Why the Carbon Cost of Software Matters
Software might feel “weightless,” but the data centers, networks, and devices it runs on consume real energy. Cloud providers are among the biggest electricity users on the planet. Training large AI models? That’s like powering a small town for weeks.
Customers, investors, and regulators are starting to ask tough questions:
- How much energy does each application release consume?
- What’s the impact of inefficient code on server demand?
- Can we prove that our tech stack is aligned with sustainability goals?
If you can’t measure it, you can’t manage it. And right now, carbon metrics for software are moving from nice-to-have to non-negotiable.
What CIOs Should Be Tracking
The good news is, you don’t need to reinvent the wheel. There are clear starting points for building your sustainability dashboard.
- Energy Consumption of Workloads
Track how much electricity is used per app, service, or transaction. Major cloud providers now publish region-specific carbon data. - Carbon Intensity per Feature
Going deeper, measure the emissions tied to high-volume operations, like logins, API calls, or model inferences. This connects code efficiency directly to emissions. - Data Transfer & Storage Footprint
Every GB moved or stored comes with a carbon cost. Monitoring data sprawl is as important for sustainability as it is for cost control. - Cloud Region Selection
The same workload deployed in a coal-heavy grid vs. a renewable-heavy grid can change your emissions drastically. Location matters. - Code Efficiency Metrics
Bloated code eats compute. Cleaner code = lower CPU cycles = lower emissions. Engineering choices directly influence sustainability outcomes.
Why This Isn’t Just About ESG
Let’s be clear, this isn’t just about “being green” for branding’s sake. Measuring the carbon cost of software has direct business impact:
- Regulatory Readiness: ESG reporting requirements are tightening globally. If you can’t show emissions data, you’ll fall behind compliance curves.
- Cost Efficiency: Energy waste often equals cloud waste. Greener workloads usually mean cheaper workloads.

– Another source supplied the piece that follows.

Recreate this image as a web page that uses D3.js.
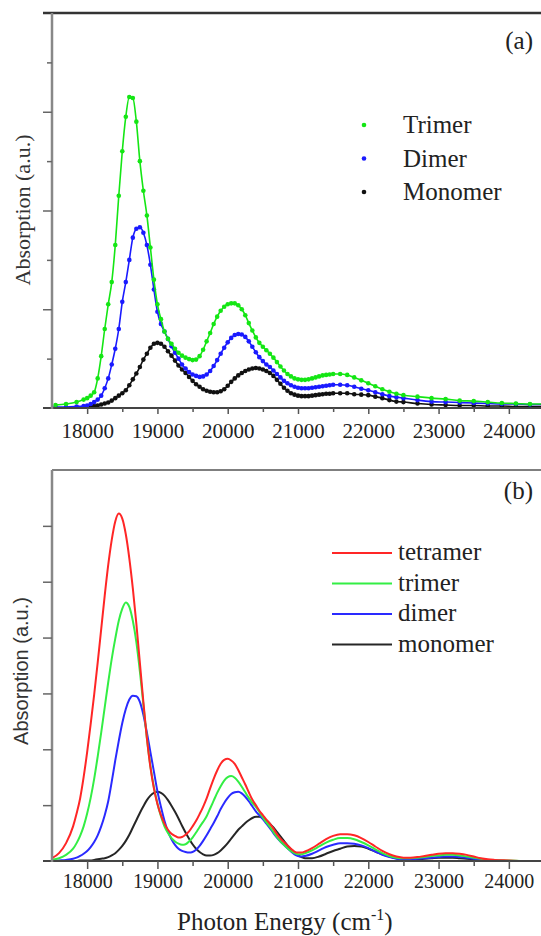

- Talent Attraction: Developers increasingly want to work for companies that take sustainability seriously.
- Customer Trust: Enterprises buying your product will ask about sustainability as part of procurement. If you don’t have answers, you may lose the deal.
The CIO’s New Role: Carbon Strategist
CIOs have always been asked to balance speed, cost, and security. Now add carbon to that equation.
This doesn’t mean becoming a climate scientist. It means:
- Embedding sustainability KPIs into IT dashboards.
- Partnering with engineering to optimize code efficiency.
- Using cloud-native carbon calculators to guide infrastructure choices.
- Making carbon-aware architecture part of the design process.
The Bottom Line
Sustainability isn’t a side project, it’s becoming core to how CIOs are evaluated. The carbon cost of software is real, measurable, and increasingly tied to competitive advantage.
The companies that win in 2026 won’t just ask “how fast can we deploy?” but also “how sustainably can we run?”
CIOs who embrace carbon-aware IT today will lead the boardroom conversations tomorrow.